Water and drinks: put them out before you start. Dry mouth is predictable. Getting up to get water mid-session is disruptive and you'll want to sit back down immediately. Just prepare for it.
Grinding technique for the intended method
The grind matters and it's method-specific. For joints, you want a medium grind -- broken down enough that there are no large chunks that cause uneven burning, but not so fine that you're getting powdery herb that clogs the filter and makes the draw tight. Three to four rotations of a quality grinder is usually right.
For a bowl, go slightly coarser than you would for a joint. A coarser grind allows better airflow through the bowl and produces a fresher, more flavorful hit per draw. Fine-ground herb in a bowl burns too quickly and the ash layer forms fast and thick.
If you're packing something wider like a one-hitter or a chillum, coarser still. You want pieces large enough to not fall through the holes of the bowl piece.
Rolling vs packing a bowl
This decision is worth making consciously before the session rather than defaulting to whatever. Rolling joints takes a few minutes but produces a self-contained, shareable item that passes easily in a group with no shared mouthpiece concerns. Packing a bowl is faster to set up but requires more reloading and involves everyone sharing a pipe, which some people are fine with and others aren't.

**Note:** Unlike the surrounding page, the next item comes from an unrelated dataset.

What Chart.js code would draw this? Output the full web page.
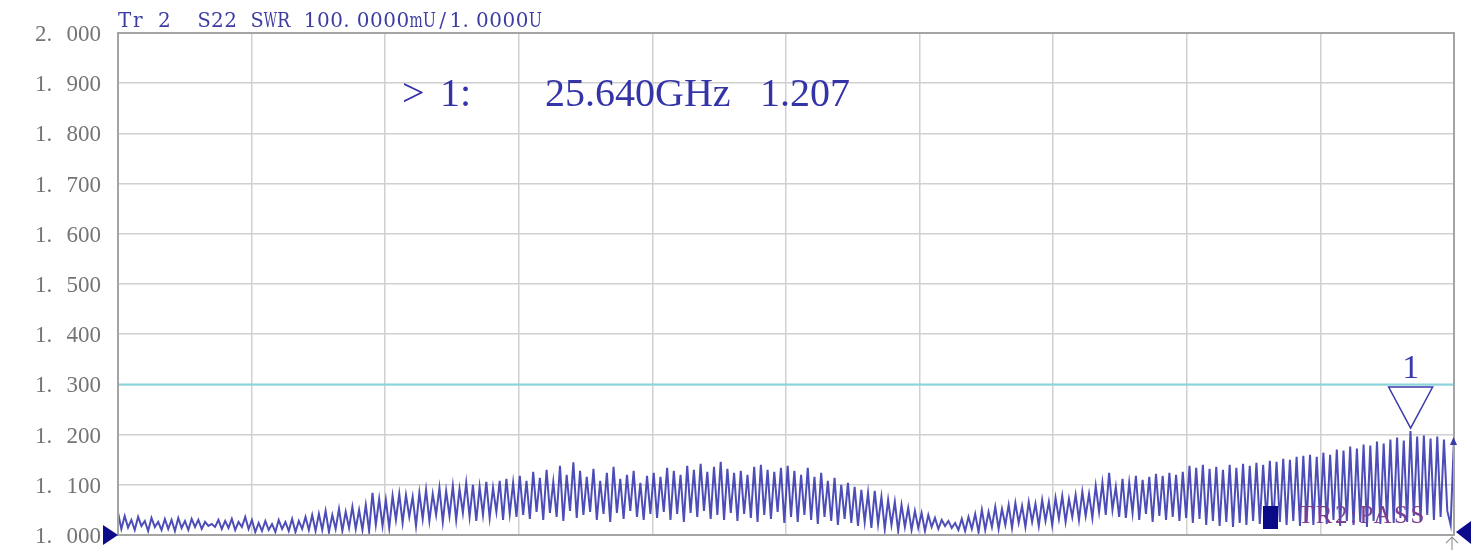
<!DOCTYPE html>
<html>
<head>
<meta charset="utf-8">
<title>S22 SWR</title>
<script src="https://cdn.jsdelivr.net/npm/chart.js@4.4.1/dist/chart.umd.min.js"></script>
<style>
  html, body { margin: 0; padding: 0; background: #fff; }
  canvas { display: block; }
</style>
</head>
<body>
<canvas id="swrChart" width="1476" height="550"></canvas>
<script>
// sweep (GHz) and trace values, left to right
const startGHz = 0.01;
const stopGHz = 26.5;

const swrValues = [
  1.045,1.012,1.038,1.015,1.030,1.010,1.036,1.018,1.028,1.008,1.034,1.016,1.026,1.010,1.032,1.012,1.030,1.008,1.034,1.014,
  1.028,1.010,1.032,1.016,1.030,1.012,1.026,1.018,1.022,1.016,1.030,1.012,1.028,1.014,1.032,1.010,1.026,1.016,1.036,1.012,
  1.030,1.006,1.024,1.008,1.028,1.010,1.022,1.006,1.030,1.012,1.026,1.008,1.032,1.006,1.028,1.012,1.036,1.010,1.040,1.008,
  1.042,1.010,1.048,1.006,1.040,1.012,1.052,1.008,1.046,1.014,1.056,1.012,1.050,1.010,1.060,1.008,1.084,1.020,1.072,1.018,
  1.070,1.014,1.078,1.030,1.082,1.024,1.080,1.036,1.076,1.018,1.084,1.032,1.090,1.028,1.082,1.040,1.094,1.026,1.088,1.038,
  1.098,1.030,1.092,1.044,1.104,1.036,1.100,1.028,1.096,1.040,1.106,1.034,1.094,1.046,1.108,1.030,1.112,1.042,1.104,1.036,
  1.118,1.040,1.108,1.032,1.126,1.046,1.114,1.030,1.130,1.044,1.106,1.036,1.138,1.028,1.120,1.048,1.145,1.034,1.128,1.040,
  1.116,1.046,1.132,1.030,1.108,1.042,1.124,1.026,1.136,1.044,1.112,1.032,1.120,1.048,1.128,1.036,1.104,1.030,1.118,1.042,
  1.124,1.034,1.116,1.046,1.134,1.030,1.128,1.042,1.120,1.026,1.138,1.044,1.130,1.036,1.142,1.048,1.126,1.032,1.136,1.040,
  1.146,1.030,1.132,1.044,1.124,1.028,1.128,1.042,1.120,1.034,1.136,1.026,1.140,1.040,1.130,1.032,1.126,1.046,1.134,1.024,
  1.138,1.036,1.128,1.026,1.120,1.040,1.134,1.030,1.116,1.022,1.124,1.036,1.108,1.028,1.114,1.020,1.100,1.032,1.104,1.024,
  1.096,1.018,1.090,1.026,1.084,1.014,1.088,1.022,1.076,1.012,1.070,1.020,1.066,1.008,1.060,1.016,1.054,1.010,1.048,1.014,
  1.044,1.008,1.040,1.016,1.034,1.012,1.030,1.018,1.028,1.014,1.024,1.010,1.032,1.008,1.036,1.012,1.042,1.006,1.050,1.010,
  1.046,1.016,1.056,1.012,1.052,1.020,1.060,1.014,1.064,1.024,1.058,1.016,1.066,1.026,1.062,1.018,1.070,1.028,1.066,1.020,
  1.074,1.032,1.078,1.026,1.072,1.036,1.080,1.030,1.086,1.038,1.082,1.034,1.098,1.046,1.104,1.040,1.124,1.050,1.096,1.036,
  1.112,1.034,1.104,1.044,1.118,1.030,1.110,1.042,1.116,1.026,1.122,1.038,1.118,1.030,1.124,1.036,1.120,1.028,1.126,1.034,
  1.138,1.024,1.134,1.032,1.140,1.020,1.132,1.028,1.136,1.018,1.130,1.026,1.140,1.016,1.134,1.024,1.142,1.020,1.138,1.028,
  1.144,1.022,1.140,1.030,1.148,1.018,1.146,1.026,1.152,1.020,1.150,1.028,1.156,1.018,1.158,1.026,1.160,1.020,1.156,1.030,
  1.164,1.022,1.160,1.030,1.170,1.018,1.168,1.028,1.176,1.020,1.172,1.026,1.180,1.016,1.178,1.028,1.186,1.022,1.182,1.030,
  1.190,1.024,1.194,1.034,1.188,1.026,1.207,1.038,1.196,1.028,1.198,1.040,1.192,1.030,1.196,1.036,1.190,1.048,1.020,1.192
];

const yTickValues = [2.0, 1.9, 1.8, 1.7, 1.6, 1.5, 1.4, 1.3, 1.2, 1.1, 1.0];
const yTickLabels = ["2. 000", "1. 900", "1. 800", "1. 700", "1. 600", "1. 500",
                     "1. 400", "1. 300", "1. 200", "1. 100", "1. 000"];

const limitValue = 1.3;
const markerGHz = 25.64;
const markerValue = 1.207;

const headerText = "Tr 2  S22 SWR 100.0000mU/1.0000U";
const statusText = "TR2:PASS";

// fixed pitch text, each glyph centred in its cell (dots sit left)
function drawMono(ctx, text, x, y, pitch) {
  for (let i = 0; i < text.length; i++) {
    const ch = text[i];
    if (ch === " ") continue;
    let w = Math.min(ctx.measureText(ch).width, pitch);
    let cx = x + i * pitch + (pitch - w) / 2;
    if (ch === ".") cx = x + i * pitch;
    ctx.fillText(ch, cx, y, pitch);
  }
}

const overlay = {
  id: "overlay",
  afterDraw: (chart) => {
    const ctx = chart.ctx;
    const area = chart.chartArea;
    const xs = chart.scales.x;
    const ys = chart.scales.y;
    ctx.save();

    // frame
    ctx.strokeStyle = "#a4a4a4";
    ctx.lineWidth = 2;
    ctx.strokeRect(area.left, area.top, area.right - area.left, area.bottom - area.top);

    // y labels: "1." flush left, digits flush right
    ctx.fillStyle = "#747474";
    ctx.font = '23px "Liberation Serif"';
    ctx.textBaseline = "middle";
    yTickValues.forEach((v, i) => {
      const parts = yTickLabels[i].split(" ");
      const y = ys.getPixelForValue(v) + 2;
      ctx.textAlign = "left";
      ctx.fillText(parts[0], 35, y);
      ctx.textAlign = "right";
      ctx.fillText(parts[1], 101, y);
    });

    // header
    ctx.textAlign = "left";
    ctx.textBaseline = "alphabetic";
    ctx.fillStyle = "#3c3ca2";
    ctx.font = '20px "DejaVu Serif"';
    drawMono(ctx, headerText, 118, 27, 13.25);

    // marker readout
    ctx.fillStyle = "#3434a8";
    ctx.font = '40px "Liberation Serif"';
    ctx.fillText(">", 402, 106);
    ctx.fillText("1:", 440, 106);
    ctx.fillText(markerGHz.toFixed(3) + "GHz", 545, 106);
    ctx.fillText(markerValue.toFixed(3), 760, 106);

    // marker triangle
    const mx = xs.getPixelForValue(markerGHz);
    const my = ys.getPixelForValue(markerValue) - 3;
    ctx.fillStyle = "#fff";
    ctx.strokeStyle = "#3a3aac";
    ctx.lineWidth = 1.5;
    ctx.beginPath();
    ctx.moveTo(mx - 22, my - 41);
    ctx.lineTo(mx + 22, my - 41);
    ctx.lineTo(mx, my);
    ctx.closePath();
    ctx.fill();
    ctx.stroke();
    ctx.fillStyle = "#3a3aac";
    ctx.font = '34px "Liberation Serif"';
    ctx.textAlign = "center";
    ctx.fillText("1", mx, my - 50);

    // pass indicator
    ctx.textAlign = "left";
    ctx.fillStyle = "#0a0a86";
    ctx.fillRect(1263, 506, 15, 23);
    ctx.fillStyle = "#7c3e90";
    ctx.font = '25px "Liberation Serif"';
    ctx.letterSpacing = "2.5px";
    ctx.fillText(statusText, 1298, 523);
    ctx.letterSpacing = "0px";

    // reference arrows at the frame
    ctx.fillStyle = "#0b0b8c";
    ctx.beginPath();
    ctx.moveTo(103, 525);
    ctx.lineTo(area.left, ys.getPixelForValue(1.0));
    ctx.lineTo(103, 545);
    ctx.closePath();
    ctx.fill();
    ctx.beginPath();
    ctx.moveTo(1471, 521);
    ctx.lineTo(1456, 532);
    ctx.lineTo(1471, 544);
    ctx.closePath();
    ctx.fill();

    // small end-of-trace arrow
    ctx.fillStyle = "#3a3aac";
    ctx.beginPath();
    ctx.moveTo(area.right - 4, 445);
    ctx.lineTo(area.right + 3, 445);
    ctx.lineTo(area.right - 0.5, 437);
    ctx.closePath();
    ctx.fill();

    // grey cursor mark under the corner
    ctx.strokeStyle = "#9a9a9a";
    ctx.lineWidth = 1.2;
    ctx.beginPath();
    ctx.moveTo(1446, 543);
    ctx.lineTo(1452, 537);
    ctx.lineTo(1458, 543);
    ctx.moveTo(1452, 537);
    ctx.lineTo(1452, 550);
    ctx.stroke();

    ctx.restore();
  },
};

const step = (stopGHz - startGHz) / (swrValues.length - 1);

new Chart(document.getElementById("swrChart").getContext("2d"), {
  type: "line",
  data: {
    datasets: [
      {
        label: "S22 SWR",
        data: swrValues.map((v, i) => ({ x: startGHz + i * step, y: v })),
        borderColor: "rgba(58, 58, 176, 0.9)",
        borderWidth: 2,
        pointRadius: 0,
        tension: 0,
      },
      {
        label: "limit",
        data: [
          { x: startGHz, y: limitValue },
          { x: stopGHz, y: limitValue },
        ],
        borderColor: "#86d6dd",
        borderWidth: 2,
        pointRadius: 0,
      },
    ],
  },
  options: {
    responsive: false,
    animation: false,
    layout: { padding: { top: 33, right: 22, bottom: 15, left: 0 } },
    plugins: { legend: { display: false }, tooltip: { enabled: false } },
    scales: {
      x: {
        type: "linear",
        min: startGHz,
        max: stopGHz,
        afterBuildTicks: (s) => {
          s.ticks = [];
          for (let i = 0; i <= 10; i++) {
            s.ticks.push({ value: startGHz + (i * (stopGHz - startGHz)) / 10 });
          }
        },
        ticks: { display: false },
        grid: { color: "#d0d0d0", lineWidth: 1.5, drawTicks: false },
        border: { display: false },
      },
      y: {
        min: 1,
        max: 2,
        ticks: { display: false, stepSize: 0.1 },
        afterFit: (s) => {
          s.width = 118;
        },
        grid: { color: "#d0d0d0", lineWidth: 1.5, drawTicks: false },
        border: { display: false },
      },
    },
  },
  plugins: [overlay],
});
</script>
</body>
</html>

For a group of four or more, rolling a joint or two is usually the smoother option. For two people or a solo session, a bowl is more efficient because you're controlling the amount per hit and not burning herb between draws the way a joint does.
Ambient setup
Ventilation is practical, not optional. Even for people who love the smell, a room that's visibly cloudy with smoke by the end of a long session is unpleasant. Open a window or door enough to get some airflow. A quiet fan in the background pointing toward an open window moves a lot of air without being obtrusive.
Lighting has a disproportionate effect on how a session feels. Overhead fluorescent light is the single worst option. Any lamp with a warm bulb is immediately better. Candles work well for ambiance. String lights are popular for a reason. This isn't about being precious -- it genuinely changes how comfortable people feel in the space.
Music: have a playlist ready before people arrive. The first awkward pause where someone says "what do you want to listen to?" and then everyone pulls out their phone kills the opening energy of a session. It's a small thing but it matters. Prep a playlist you can just press play on.
Snack prep
You know snacks will be wanted. Put them out ahead of time or at least have them in an accessible location. The hunger that follows a good session arrives fast and often when everyone is maximally comfortable and least interested in getting up. Low-prep snacks in a bowl on the coffee table are infinitely better than having to make food later. This is one of those hosting details that people remember even if they don't consciously notice it.
Social vs solo sessions
The social session setup described above assumes company. Solo sessions have different priorities. You don't need a full tray setup for a solo bowl before bed. You need your piece, your grinder, your stash, and something to do while you're high. The ambient setup still matters, maybe more. There's nobody else to talk to, so the space itself becomes more important. Good lighting, something you actually want to watch or listen to, a comfortable position.
The accessories that make a consistent difference
A grinder is the piece most people agree on as non-optional. After that, a rolling tray, a dedicated ashtray, and a proper stash container. These four items cover the functional needs of most sessions. Everything else, fancy lighters, rolling machines, storage accessories, builds on top of that base. The cannabis accessories that matter are the ones you actually use every session, not the ones that live in a drawer for special occasions.
The best session setup is the one you can execute in five minutes and that requires zero improvisation once the session starts. Front-load the preparation so the session itself is frictionless.